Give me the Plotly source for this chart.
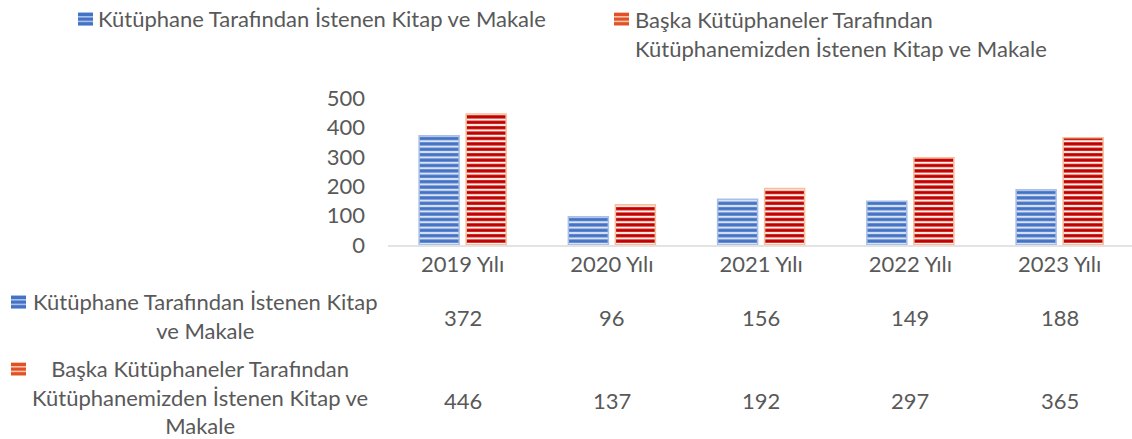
import plotly.graph_objects as go

categories = ["2019 Yılı", "2020 Yılı", "2021 Yılı", "2022 Yılı", "2023 Yılı"]
series1_name = "Kütüphane Tarafından İstenen Kitap ve Makale"
series2_name = "Başka Kütüphaneler Tarafından Kütüphanemizden İstenen Kitap ve Makale"
series1 = [372, 96, 156, 149, 188]
series2 = [446, 137, 192, 297, 365]
ytick_vals = [0, 100, 200, 300, 400, 500]

W, H = 1132, 439
FONT = "Lato"
FS = 22
TXT = "#595959"

BLUE_FG, BLUE_BG = "#4472C4", "#D9E3F5"
RED_FG, RED_BG = "#C00000", "#FFF1E8"


def px(x):
    return x / W


def py(y):
    return 1 - y / H


fig = go.Figure()
fig.add_trace(go.Bar(
    x=categories, y=series1, name=series1_name,
    marker=dict(color=BLUE_BG, line=dict(color="#A8BFE6", width=1.5),
                pattern=dict(shape="-", fgcolor=BLUE_FG, bgcolor=BLUE_BG,
                             size=5.4, solidity=0.6, fgopacity=1, fillmode="overlay")),
    showlegend=False,
))
fig.add_trace(go.Bar(
    x=categories, y=series2, name=series2_name,
    marker=dict(color=RED_BG, line=dict(color="#F6BE9A", width=1.5),
                pattern=dict(shape="-", fgcolor=RED_FG, bgcolor=RED_BG,
                             size=5.4, solidity=0.6, fgopacity=1, fillmode="overlay")),
    showlegend=False,
))

annotations = []
shapes = []


def swatch(x0, y0, fg, bg):
    shapes.append(dict(type="rect", xref="paper", yref="paper",
                       x0=px(x0), x1=px(x0 + 15), y0=py(y0), y1=py(y0 + 14),
                       fillcolor=bg, line=dict(width=0)))
    for k in range(3):
        yy = y0 + 1 + k * 4.6
        shapes.append(dict(type="rect", xref="paper", yref="paper",
                           x0=px(x0), x1=px(x0 + 15), y0=py(yy), y1=py(yy + 3),
                           fillcolor=fg, line=dict(width=0)))


def text(x, y, s, xanchor="left", align="left"):
    annotations.append(dict(x=px(x), y=py(y), xref="paper", yref="paper",
                            text=s, showarrow=False, xanchor=xanchor, yanchor="middle",
                            align=align, font=dict(family=FONT, size=FS, color=TXT)))


# top legend
swatch(78, 12, BLUE_FG, "#A9C0E8")
text(96, 19, series1_name)
swatch(614, 12, "#E0502A", "#F8C4A4")
text(633, 34, "Başka Kütüphaneler Tarafından<br>Kütüphanemizden İstenen Kitap ve Makale")

# data table row labels
swatch(11, 295, BLUE_FG, "#A9C0E8")
text(205, 316, "Kütüphane Tarafından İstenen Kitap<br>ve Makale", xanchor="center", align="center")
swatch(11, 362, "#E0502A", "#F8C4A4")
text(200, 397, "Başka Kütüphaneler Tarafından<br>Kütüphanemizden İstenen Kitap ve<br>Makale",
     xanchor="center", align="center")

# data table values
for cat, v1, v2 in zip(categories, series1, series2):
    annotations.append(dict(x=cat, xref="x", y=py(317), yref="paper", text=str(v1),
                            showarrow=False, yanchor="middle",
                            font=dict(family=FONT, size=FS, color=TXT)))
    annotations.append(dict(x=cat, xref="x", y=py(400), yref="paper", text=str(v2),
                            showarrow=False, yanchor="middle",
                            font=dict(family=FONT, size=FS, color=TXT)))

fig.update_layout(
    width=W, height=H,
    margin=dict(l=0, r=0, t=0, b=0, autoexpand=False),
    paper_bgcolor="white", plot_bgcolor="white",
    barmode="group", bargap=0.37, bargroupgap=0.149,
    font=dict(family=FONT, size=FS, color=TXT),
    xaxis=dict(domain=[px(388), 1], range=[-0.5, 4.485], showgrid=False,
               showline=True, linecolor="#E3E3E3", linewidth=2, ticks="",
               tickfont=dict(family=FONT, size=FS, color=TXT), ticklabelstandoff=-1),
    yaxis=dict(domain=[py(245), py(98)], range=[0, 500], tickvals=ytick_vals,
               showgrid=False, zeroline=False, showline=False, ticks="",
               tickfont=dict(family=FONT, size=FS, color=TXT), ticklabelstandoff=22),
    annotations=annotations, shapes=shapes,
)

fig.write_html("out.html")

§ WORK TO COMPLETE:
Please quote the lines of the material, beginning with the first and ending with the one that contains "import plotly.graph_objects as go", exactly as written and without any pictures.

§ COMPLETED TASK:
Give me the Plotly source for this chart.
import plotly.graph_objects as go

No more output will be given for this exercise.